### OBJECTIVE
Set the lines down again exactly, first line through the line that contains "790, 795, 800]", with no pictures.

<<<<

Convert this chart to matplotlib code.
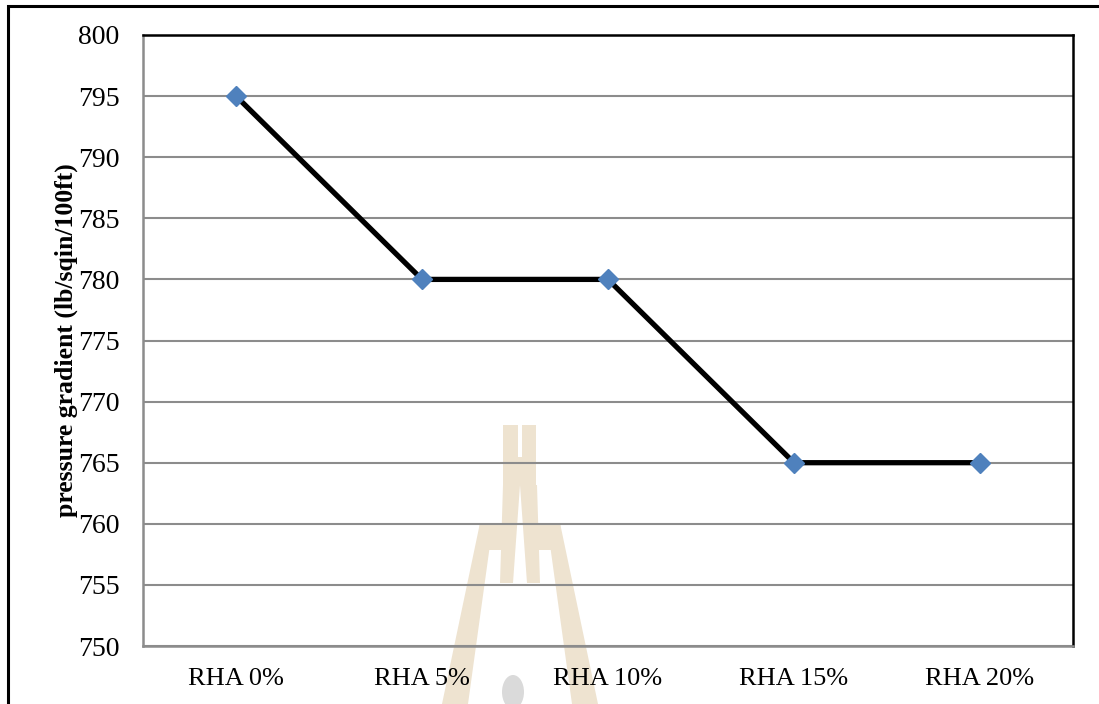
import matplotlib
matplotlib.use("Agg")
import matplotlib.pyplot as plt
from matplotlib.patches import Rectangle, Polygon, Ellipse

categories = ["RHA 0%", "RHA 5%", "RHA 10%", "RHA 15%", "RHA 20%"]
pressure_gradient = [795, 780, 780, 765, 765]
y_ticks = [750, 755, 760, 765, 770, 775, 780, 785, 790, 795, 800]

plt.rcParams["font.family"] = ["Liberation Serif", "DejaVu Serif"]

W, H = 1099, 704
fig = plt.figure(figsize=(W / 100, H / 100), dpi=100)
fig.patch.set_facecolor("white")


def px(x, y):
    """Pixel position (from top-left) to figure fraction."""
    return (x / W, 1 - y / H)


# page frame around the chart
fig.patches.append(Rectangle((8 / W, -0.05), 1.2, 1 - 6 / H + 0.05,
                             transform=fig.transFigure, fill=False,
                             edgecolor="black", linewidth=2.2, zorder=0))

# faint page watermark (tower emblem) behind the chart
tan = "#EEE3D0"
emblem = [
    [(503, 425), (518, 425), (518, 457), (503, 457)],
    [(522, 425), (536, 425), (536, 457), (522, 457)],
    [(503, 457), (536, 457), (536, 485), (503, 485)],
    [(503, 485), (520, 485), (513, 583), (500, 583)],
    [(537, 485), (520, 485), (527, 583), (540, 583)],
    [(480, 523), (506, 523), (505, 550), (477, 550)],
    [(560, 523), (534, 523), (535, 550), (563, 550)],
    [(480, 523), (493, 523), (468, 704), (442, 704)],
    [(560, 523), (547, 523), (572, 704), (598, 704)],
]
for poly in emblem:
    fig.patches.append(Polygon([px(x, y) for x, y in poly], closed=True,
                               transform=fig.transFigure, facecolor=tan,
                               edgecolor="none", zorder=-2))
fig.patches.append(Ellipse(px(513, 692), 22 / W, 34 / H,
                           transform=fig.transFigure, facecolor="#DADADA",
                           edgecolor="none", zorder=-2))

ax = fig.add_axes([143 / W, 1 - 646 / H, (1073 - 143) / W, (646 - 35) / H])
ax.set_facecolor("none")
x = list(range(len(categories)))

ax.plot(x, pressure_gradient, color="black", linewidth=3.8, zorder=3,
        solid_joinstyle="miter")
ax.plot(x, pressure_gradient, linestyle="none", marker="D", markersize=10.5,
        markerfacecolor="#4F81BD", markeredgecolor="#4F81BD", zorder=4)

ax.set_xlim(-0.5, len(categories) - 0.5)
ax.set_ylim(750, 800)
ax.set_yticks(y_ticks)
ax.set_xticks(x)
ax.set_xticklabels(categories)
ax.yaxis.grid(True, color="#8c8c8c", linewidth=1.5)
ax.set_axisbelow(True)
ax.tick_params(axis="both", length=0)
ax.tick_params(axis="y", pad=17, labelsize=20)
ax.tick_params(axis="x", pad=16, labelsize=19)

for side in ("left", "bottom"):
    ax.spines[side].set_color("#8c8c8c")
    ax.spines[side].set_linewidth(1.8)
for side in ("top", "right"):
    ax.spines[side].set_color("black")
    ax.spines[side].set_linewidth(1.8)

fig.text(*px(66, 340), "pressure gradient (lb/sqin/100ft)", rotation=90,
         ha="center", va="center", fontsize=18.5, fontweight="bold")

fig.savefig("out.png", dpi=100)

>>>>

### RESPONSE BELOW
Convert this chart to matplotlib code.
import matplotlib
matplotlib.use("Agg")
import matplotlib.pyplot as plt
from matplotlib.patches import Rectangle, Polygon, Ellipse

categories = ["RHA 0%", "RHA 5%", "RHA 10%", "RHA 15%", "RHA 20%"]
pressure_gradient = [795, 780, 780, 765, 765]
y_ticks = [750, 755, 760, 765, 770, 775, 780, 785, 790, 795, 800]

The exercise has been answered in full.